I don’t really want her looking at my bottom, but I know she’ll have to. As I go out to the front every eye in the room is on me.

“Bend over,” says Jack Frost unkindly.

I really don’t want to but I have to and my face must be as red as my cardy and tartan skirt. She pulls at my arm and drags me across her knee, face down, and flings my red tartan skirt up over my back, showing my white knickers to all the children. Everyone is straining to get a better look.

“Ooh you’ve got a great big splinter in your bottom!” She bellows it like the bull in the field we walk past in the lane and her voice bounces off the walls.

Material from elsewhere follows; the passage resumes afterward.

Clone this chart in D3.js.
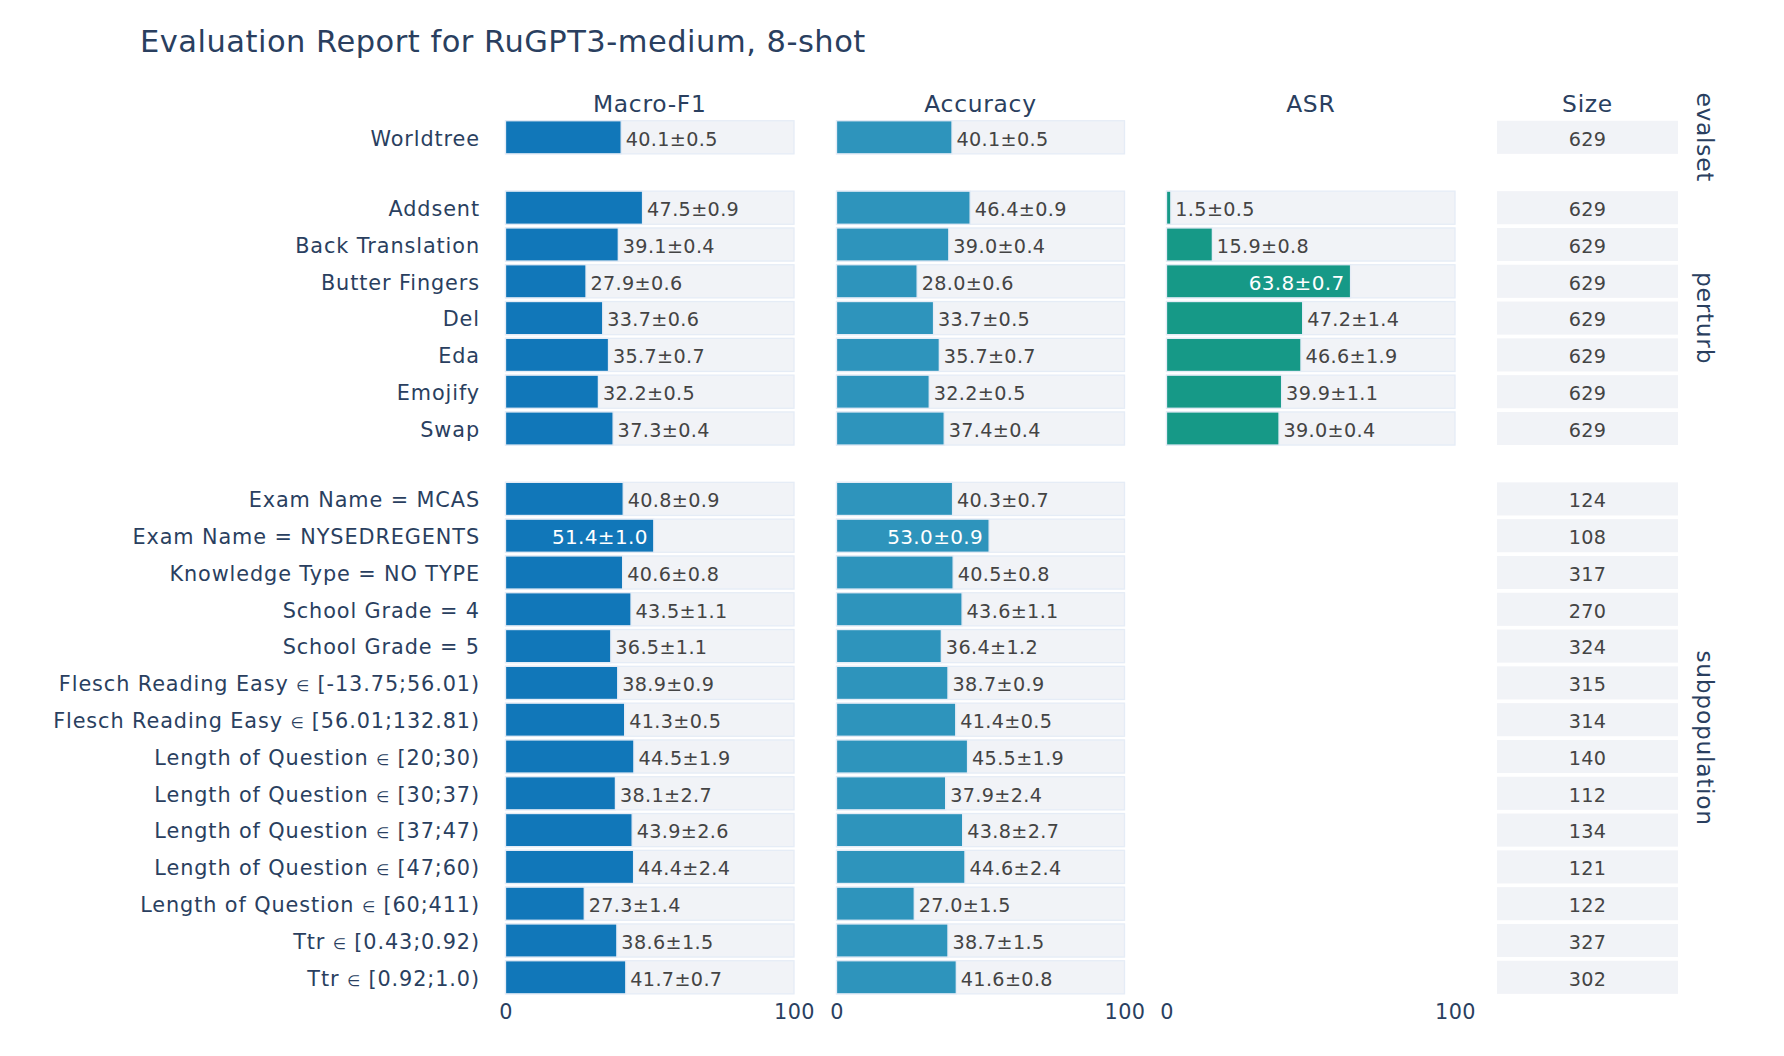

The big children on the back row have necks like giraffes as they stretch them so that they don’t miss anything. They haven’t enjoyed a wet dinnertime so much in a long time.

“Hold still while I pull it out.”

I’m thinking that Jack Frost is enjoying this. She tugs at the splinter making me yell and the other children get fidgety and excited and lean up even further to get a better view. They can’t wait to see the splinter. I don’t know which cheeks are redder, my bum cheeks or those on my face.

“There!” Jack gives a smile that says she’s pleased with herself and holds the splinter high for all the children to see, just as though it’s some silver cup she’s won. There are gasps of shock as Jack puts my skirt down hiding my knickers, but as everyone’s seen them now it doesn’t matter anymore. My face still feels hot as I go back to where I was sitting, and this time I look for splinters sticking up before I pull my skirt right underneath me and sit carefully. I’ll never be able to wear my tartan skirt or play the clacking sticks again without remembering a sore bottom and a red face.